In 1999 we made our first trip to South Africa. While we ministering in KwaZulu Natal, Pastor Stanford Mamize called several times to confirm my coming to Salubinza. Pastor Stanford Mamize is a dynamic man with a strong vision for a thousand-plus member church. My heart was deeply touched when he told me how the women and children had spent two weeks leveling the ground and building a tent for the crusade. There were no bulldozers or backhoes just the loving labor of many wonderful people expecting God to do something in their midst. To the natural eye it was nothing but raw poles and tarps but when the presence of God came there was no tabernacle more wonderful.
The first night there were more than 200, and more than 300 the second. Some walked miles to get there. Many stood in the rain for hours. What a blessing as hundreds were set free as they made professions of faith over the course of the crusade.
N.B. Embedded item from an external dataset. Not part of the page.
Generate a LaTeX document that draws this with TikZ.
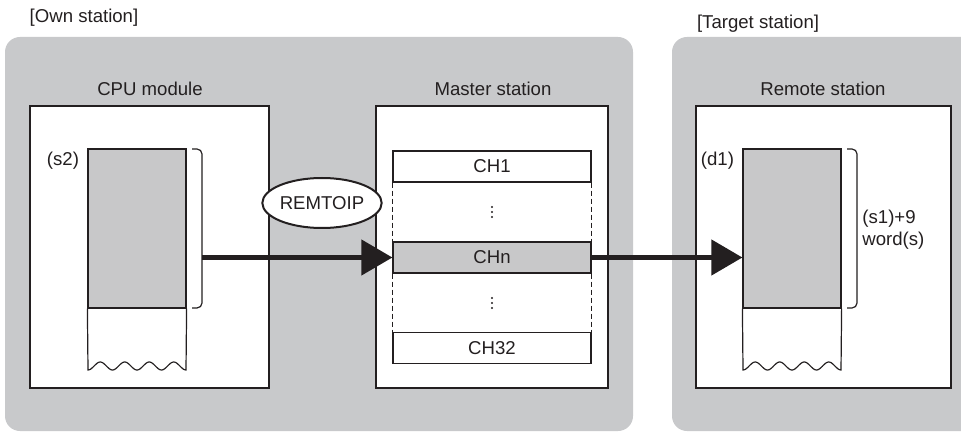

There were too many healings to recount them all, but toward the end of the first night’s service a word of knowledge came forth identifying several who were suffering from deep, suicidal depression. By my estimate somewhere around 50 came forward for a prayer of deliverance. Among the mostly women, I was shocked to see children, some as young as seven or eight. Perhaps the most indelible image left in my mind is the face of the last little girl I prayed for that night. After a lifetime of abuse she could not even look up at me, she was so crushed under the weight of her oppression. As I prayed she collapsed and wept tears of release. I held her as I would my own daughter. She was so precious. When she left that night her bright smile could have lit the tent all by itself.